[Stored data]
§

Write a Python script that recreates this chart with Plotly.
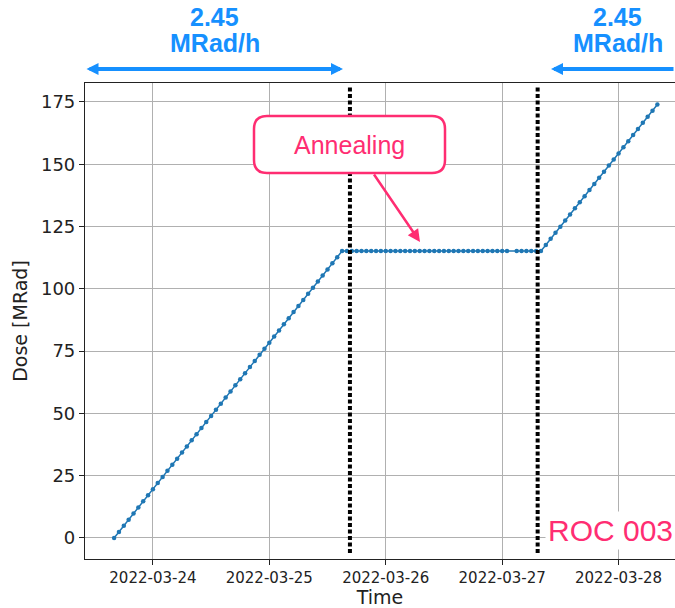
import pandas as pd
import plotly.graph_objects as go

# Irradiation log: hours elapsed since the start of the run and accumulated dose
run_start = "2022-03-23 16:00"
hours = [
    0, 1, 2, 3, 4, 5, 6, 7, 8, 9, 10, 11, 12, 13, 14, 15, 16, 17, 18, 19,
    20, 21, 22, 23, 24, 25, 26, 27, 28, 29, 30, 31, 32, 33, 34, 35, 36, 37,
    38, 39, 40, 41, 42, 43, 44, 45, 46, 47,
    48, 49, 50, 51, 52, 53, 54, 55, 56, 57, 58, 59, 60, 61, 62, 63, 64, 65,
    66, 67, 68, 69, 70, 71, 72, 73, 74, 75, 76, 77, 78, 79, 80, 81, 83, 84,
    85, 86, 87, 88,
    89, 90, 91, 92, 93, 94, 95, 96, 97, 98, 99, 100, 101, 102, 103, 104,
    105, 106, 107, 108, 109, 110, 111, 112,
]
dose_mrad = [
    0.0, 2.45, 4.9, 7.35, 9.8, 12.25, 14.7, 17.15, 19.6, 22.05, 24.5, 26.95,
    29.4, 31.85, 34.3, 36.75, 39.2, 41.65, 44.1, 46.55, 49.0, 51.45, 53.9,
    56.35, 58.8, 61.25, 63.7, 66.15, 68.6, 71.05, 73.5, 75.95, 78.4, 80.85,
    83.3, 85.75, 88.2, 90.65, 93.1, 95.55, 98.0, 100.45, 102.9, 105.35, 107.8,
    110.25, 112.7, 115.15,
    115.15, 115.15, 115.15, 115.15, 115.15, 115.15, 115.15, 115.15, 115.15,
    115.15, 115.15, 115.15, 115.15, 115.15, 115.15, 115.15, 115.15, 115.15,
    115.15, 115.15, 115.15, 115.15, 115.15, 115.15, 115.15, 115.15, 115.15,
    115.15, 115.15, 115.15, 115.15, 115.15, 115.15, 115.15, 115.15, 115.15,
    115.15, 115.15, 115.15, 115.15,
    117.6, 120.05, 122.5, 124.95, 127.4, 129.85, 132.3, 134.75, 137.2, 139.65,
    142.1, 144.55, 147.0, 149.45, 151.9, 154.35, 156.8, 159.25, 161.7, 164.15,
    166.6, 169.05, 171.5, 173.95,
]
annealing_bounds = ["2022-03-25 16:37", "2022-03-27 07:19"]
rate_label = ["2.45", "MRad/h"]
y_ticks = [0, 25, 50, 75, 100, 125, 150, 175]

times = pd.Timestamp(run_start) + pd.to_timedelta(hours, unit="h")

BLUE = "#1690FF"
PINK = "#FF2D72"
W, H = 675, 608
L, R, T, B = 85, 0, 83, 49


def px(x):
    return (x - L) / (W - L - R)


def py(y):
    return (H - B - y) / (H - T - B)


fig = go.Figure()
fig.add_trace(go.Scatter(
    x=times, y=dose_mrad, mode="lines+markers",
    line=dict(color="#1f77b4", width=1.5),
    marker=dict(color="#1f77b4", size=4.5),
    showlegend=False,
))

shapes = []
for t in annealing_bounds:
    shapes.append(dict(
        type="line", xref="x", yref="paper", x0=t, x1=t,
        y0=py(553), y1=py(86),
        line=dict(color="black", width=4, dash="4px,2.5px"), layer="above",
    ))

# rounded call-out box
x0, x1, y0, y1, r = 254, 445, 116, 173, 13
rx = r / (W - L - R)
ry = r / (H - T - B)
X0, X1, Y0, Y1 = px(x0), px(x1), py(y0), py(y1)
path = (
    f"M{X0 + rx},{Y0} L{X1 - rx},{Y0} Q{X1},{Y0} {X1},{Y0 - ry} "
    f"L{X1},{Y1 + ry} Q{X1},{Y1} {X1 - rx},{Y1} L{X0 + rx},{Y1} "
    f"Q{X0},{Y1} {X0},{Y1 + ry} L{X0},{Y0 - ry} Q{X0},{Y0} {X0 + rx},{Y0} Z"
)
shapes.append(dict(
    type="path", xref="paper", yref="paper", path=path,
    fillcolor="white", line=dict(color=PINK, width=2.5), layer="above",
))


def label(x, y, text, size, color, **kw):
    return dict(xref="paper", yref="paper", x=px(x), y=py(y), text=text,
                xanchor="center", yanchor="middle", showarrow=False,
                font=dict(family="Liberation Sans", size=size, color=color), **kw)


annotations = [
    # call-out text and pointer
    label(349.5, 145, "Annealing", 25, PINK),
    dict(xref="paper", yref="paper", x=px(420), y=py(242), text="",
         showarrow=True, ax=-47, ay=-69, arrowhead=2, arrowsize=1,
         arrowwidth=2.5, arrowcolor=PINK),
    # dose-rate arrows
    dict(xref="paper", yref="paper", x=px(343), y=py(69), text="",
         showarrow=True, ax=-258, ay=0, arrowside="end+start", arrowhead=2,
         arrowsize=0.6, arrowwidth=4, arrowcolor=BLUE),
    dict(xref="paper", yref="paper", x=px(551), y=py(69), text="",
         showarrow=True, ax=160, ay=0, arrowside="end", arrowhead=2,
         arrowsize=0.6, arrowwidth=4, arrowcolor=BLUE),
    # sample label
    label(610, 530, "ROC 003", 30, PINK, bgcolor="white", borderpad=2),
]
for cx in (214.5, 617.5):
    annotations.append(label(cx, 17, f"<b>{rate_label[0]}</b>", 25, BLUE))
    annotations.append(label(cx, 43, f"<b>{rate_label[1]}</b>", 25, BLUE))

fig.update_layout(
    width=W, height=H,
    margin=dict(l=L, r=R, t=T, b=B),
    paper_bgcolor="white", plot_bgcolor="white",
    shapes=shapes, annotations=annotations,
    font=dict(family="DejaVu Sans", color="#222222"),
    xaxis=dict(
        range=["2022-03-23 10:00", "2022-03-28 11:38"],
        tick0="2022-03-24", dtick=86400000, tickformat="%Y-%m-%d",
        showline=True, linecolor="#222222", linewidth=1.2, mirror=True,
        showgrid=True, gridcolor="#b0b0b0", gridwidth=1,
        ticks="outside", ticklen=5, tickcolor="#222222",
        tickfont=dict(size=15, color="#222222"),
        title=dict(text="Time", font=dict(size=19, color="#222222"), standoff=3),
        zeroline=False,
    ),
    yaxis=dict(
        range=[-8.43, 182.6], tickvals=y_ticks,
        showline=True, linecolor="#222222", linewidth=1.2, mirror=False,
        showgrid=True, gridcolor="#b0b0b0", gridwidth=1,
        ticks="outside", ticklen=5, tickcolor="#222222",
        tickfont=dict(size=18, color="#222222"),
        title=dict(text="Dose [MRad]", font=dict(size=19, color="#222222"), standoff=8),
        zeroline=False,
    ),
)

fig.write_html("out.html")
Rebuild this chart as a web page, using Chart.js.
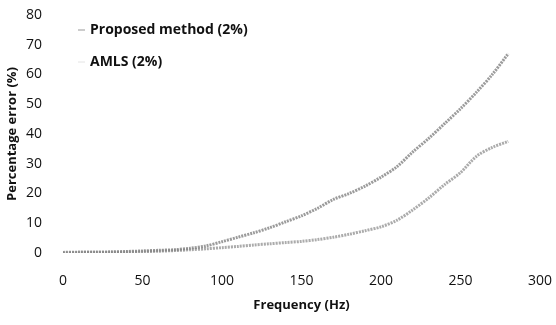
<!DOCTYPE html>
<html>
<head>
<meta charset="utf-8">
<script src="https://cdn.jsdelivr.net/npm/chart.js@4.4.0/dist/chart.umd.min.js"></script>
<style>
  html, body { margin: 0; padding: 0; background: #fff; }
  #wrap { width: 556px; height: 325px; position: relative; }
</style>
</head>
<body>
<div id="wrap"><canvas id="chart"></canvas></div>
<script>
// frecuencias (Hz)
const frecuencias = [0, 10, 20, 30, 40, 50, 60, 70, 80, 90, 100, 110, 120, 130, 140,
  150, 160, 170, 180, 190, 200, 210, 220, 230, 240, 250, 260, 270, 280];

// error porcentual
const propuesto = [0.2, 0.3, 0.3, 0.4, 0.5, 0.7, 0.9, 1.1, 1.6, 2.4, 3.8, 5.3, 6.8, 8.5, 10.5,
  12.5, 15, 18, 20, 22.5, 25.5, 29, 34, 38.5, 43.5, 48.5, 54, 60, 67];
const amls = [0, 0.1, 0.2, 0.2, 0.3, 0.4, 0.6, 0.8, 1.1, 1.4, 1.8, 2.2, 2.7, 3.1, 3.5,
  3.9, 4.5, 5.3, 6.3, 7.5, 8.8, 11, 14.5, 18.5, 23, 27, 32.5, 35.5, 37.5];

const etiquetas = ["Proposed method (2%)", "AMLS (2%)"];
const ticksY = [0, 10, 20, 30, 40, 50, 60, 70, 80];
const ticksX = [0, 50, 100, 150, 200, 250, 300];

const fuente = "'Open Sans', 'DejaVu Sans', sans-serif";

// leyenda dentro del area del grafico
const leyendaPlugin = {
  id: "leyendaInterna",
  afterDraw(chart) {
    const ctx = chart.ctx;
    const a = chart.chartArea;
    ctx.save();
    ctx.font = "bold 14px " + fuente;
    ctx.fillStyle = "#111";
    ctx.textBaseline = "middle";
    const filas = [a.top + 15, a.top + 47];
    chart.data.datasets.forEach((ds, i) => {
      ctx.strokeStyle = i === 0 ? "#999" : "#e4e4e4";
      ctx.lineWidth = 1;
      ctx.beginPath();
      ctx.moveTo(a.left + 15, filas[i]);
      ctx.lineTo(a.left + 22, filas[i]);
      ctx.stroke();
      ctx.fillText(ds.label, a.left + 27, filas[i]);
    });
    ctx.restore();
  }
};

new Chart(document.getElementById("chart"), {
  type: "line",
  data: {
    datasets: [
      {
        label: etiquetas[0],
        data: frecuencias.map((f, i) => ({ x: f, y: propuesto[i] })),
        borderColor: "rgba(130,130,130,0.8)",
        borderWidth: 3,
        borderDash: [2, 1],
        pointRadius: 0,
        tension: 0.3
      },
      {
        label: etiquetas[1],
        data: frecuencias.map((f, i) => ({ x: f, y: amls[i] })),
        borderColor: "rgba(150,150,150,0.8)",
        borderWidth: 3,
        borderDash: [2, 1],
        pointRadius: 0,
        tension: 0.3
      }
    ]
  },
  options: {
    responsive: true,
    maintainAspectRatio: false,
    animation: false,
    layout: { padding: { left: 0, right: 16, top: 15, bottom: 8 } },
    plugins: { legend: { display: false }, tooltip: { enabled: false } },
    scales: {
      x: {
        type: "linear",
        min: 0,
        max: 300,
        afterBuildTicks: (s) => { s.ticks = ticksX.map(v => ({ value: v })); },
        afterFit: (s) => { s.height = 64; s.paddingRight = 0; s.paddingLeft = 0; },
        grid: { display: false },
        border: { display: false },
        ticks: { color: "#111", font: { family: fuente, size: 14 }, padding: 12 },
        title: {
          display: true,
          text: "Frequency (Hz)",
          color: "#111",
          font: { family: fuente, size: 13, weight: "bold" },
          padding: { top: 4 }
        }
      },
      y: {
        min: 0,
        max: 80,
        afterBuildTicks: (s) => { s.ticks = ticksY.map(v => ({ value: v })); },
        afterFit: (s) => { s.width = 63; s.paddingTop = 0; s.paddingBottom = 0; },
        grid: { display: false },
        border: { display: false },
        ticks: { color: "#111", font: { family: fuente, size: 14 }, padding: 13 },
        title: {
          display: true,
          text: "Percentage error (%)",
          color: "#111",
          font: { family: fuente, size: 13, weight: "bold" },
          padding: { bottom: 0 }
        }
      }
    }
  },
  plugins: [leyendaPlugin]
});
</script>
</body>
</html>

§

▸ **Problem requirements**: Copy nothing but the lines from the top of the material through the line holding "import plotly.graph_objects as go", exactly as written; omit pictures.

▸ **The solution**:
Write a Python script that recreates this chart with Plotly.
import pandas as pd
import plotly.graph_objects as go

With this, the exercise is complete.